Monday’s policy memo from the Justice Department was a dramatic turnaround from the policy established by President George W. Bush. Previously, federal attorneys were encouraged to enforce the federal law against marijuana. Colorado technically legalized medical marijuana in 2000 via the voter-approved Amendment 20, but a conflict between federal and state laws has kept the industry in a legal haze.
“We’re definitely happy that the government has taken a sensible, common sense view on this issue,” said Brian Vicente of Sensible Colorado, a medical marijuana advocacy group. “I think it shows they have a level of compassion towards sick patients.”
Suthers is in the process of meeting with local law enforcement agencies on possible ideas for how to regulate the industry. Medical marijuana advocates wrote Amendment 20 and the initiative doesn’t mention marijuana dispensaries or grow operations, much less a way to regulate them.
“For the U.S. Attorney General’s new policy to have any significance for Colorado, our state lawmakers must give clarification to Amendment 20 and create a regulatory scheme for the growing medical marijuana industry,” Suthers said in a statement.
Vicente said he is cautiously optimistic about possible regulations that Suthers and lawmakers might come up with going forward. He said that the Colorado government and attorney general have historically tried to undermine Amendment 20 in the past. But with the Obama administration blatantly saying that resources shouldn’t be wasted prosecuting legal users and caregivers in the marijuana industry who are following state law, he hopes for a “more open and honest discussion” going forward.

Support for reform
Andy Cookston of Cannabis Medical, one of Denver’s first medical marijuana dispensaries, and Laura Kriho of the Cannabis Therapy Institute, a medical marijuana advocacy group, both agree that the industry needs to be regulated.

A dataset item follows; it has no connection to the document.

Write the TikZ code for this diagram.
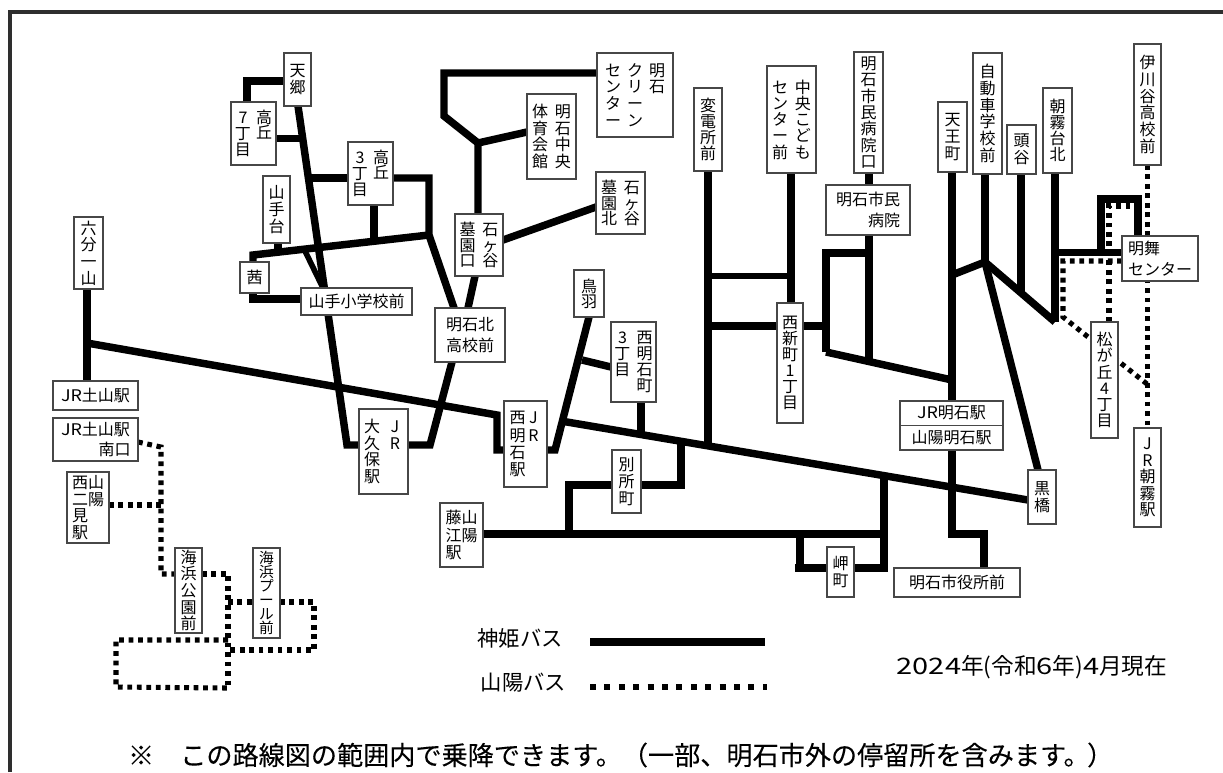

Cookston compared the current Colorado medical marijuana field to the United States immediately following prohibition. Right now, everyone is running “hog wild” and regulation could help straighten out the industry while also getting rid of the marijuana underground market, he said.
Kriho added that regulation could help the medical marijuana patients feel safer.

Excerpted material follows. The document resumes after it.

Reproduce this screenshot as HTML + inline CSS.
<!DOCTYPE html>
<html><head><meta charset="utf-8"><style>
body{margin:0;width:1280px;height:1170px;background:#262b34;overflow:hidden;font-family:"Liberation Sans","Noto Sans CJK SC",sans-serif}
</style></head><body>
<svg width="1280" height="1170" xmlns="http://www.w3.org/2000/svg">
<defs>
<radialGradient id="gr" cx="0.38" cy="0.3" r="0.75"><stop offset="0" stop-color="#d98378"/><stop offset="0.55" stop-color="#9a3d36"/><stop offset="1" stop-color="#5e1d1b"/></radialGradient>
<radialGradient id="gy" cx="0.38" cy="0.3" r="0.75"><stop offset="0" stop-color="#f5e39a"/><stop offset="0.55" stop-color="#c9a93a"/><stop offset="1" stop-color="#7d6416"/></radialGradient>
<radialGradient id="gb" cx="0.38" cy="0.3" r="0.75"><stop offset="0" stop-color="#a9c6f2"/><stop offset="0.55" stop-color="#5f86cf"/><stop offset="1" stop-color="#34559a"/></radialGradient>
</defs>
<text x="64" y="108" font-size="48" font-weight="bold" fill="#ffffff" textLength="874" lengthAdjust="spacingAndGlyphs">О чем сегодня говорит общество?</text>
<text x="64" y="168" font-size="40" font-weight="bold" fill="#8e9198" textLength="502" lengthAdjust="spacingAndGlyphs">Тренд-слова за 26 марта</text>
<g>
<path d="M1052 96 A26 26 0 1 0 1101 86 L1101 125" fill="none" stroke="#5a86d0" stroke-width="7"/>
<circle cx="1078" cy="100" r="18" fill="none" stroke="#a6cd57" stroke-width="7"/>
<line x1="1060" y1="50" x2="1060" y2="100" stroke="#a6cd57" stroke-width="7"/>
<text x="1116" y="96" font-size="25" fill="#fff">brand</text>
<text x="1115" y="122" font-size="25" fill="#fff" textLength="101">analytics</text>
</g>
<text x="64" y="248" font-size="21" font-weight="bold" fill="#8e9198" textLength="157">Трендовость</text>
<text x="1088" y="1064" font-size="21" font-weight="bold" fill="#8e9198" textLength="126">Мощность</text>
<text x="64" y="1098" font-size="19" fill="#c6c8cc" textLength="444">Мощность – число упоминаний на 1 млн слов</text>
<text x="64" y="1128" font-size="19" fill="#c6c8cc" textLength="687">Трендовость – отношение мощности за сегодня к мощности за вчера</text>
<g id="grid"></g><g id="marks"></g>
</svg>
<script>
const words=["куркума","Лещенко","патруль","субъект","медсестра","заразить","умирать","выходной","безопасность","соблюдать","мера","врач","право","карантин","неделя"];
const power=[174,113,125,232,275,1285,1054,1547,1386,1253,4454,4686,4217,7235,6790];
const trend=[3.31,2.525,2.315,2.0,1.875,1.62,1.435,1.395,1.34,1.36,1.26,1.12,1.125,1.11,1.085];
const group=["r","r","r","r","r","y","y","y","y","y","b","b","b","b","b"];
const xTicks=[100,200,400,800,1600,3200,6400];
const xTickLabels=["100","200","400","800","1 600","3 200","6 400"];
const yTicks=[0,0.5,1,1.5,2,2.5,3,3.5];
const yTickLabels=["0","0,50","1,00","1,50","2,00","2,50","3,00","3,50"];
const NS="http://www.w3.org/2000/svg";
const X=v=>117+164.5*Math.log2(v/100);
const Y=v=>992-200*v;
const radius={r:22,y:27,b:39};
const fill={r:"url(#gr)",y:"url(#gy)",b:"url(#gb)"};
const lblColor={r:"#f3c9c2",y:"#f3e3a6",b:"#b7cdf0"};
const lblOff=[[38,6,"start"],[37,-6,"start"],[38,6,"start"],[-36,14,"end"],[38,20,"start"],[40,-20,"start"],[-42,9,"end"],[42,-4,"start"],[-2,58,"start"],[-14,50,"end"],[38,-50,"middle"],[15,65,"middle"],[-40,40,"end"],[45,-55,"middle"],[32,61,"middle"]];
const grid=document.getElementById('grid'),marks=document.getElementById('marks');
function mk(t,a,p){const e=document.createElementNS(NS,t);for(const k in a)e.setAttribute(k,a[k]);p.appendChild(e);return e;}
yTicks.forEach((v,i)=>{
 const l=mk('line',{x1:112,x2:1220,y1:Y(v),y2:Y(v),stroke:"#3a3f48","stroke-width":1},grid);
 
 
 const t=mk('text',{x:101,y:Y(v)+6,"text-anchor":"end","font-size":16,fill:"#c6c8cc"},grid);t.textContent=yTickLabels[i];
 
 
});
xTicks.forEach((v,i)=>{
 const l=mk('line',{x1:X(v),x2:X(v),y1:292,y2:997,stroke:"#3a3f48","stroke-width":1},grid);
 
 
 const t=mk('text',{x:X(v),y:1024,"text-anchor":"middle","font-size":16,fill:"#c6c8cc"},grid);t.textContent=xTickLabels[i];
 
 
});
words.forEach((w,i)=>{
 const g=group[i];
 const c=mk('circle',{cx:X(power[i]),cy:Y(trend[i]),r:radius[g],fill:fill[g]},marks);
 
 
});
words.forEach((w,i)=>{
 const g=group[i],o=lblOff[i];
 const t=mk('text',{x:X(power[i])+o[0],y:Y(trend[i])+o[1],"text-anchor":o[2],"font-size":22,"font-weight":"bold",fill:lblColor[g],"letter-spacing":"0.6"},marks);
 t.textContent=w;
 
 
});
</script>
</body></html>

“I don’t think the Attorney General wants cancer patients buying cannabis in back alleys,” she said.
Potential regulations could range from not allowing marijuana dispensaries to be near schools to taxing dispensaries similar to how liquor stores are taxed.
Cookston hopes there will be a regulation that would establish some kind of documented paperwork for the transfer of marijuana. Right now, some growers are going to his dispensary with questionable paperwork trying to sell him marijuana. An established documentation process would let dispensary owners like himself know who is legitimate and legal and who is not, he said.
Because Suthers is only meeting with law enforcement officials at this point, it is premature for him to support any specific measures or proposals on marijuana regulation, said Suthers’ office.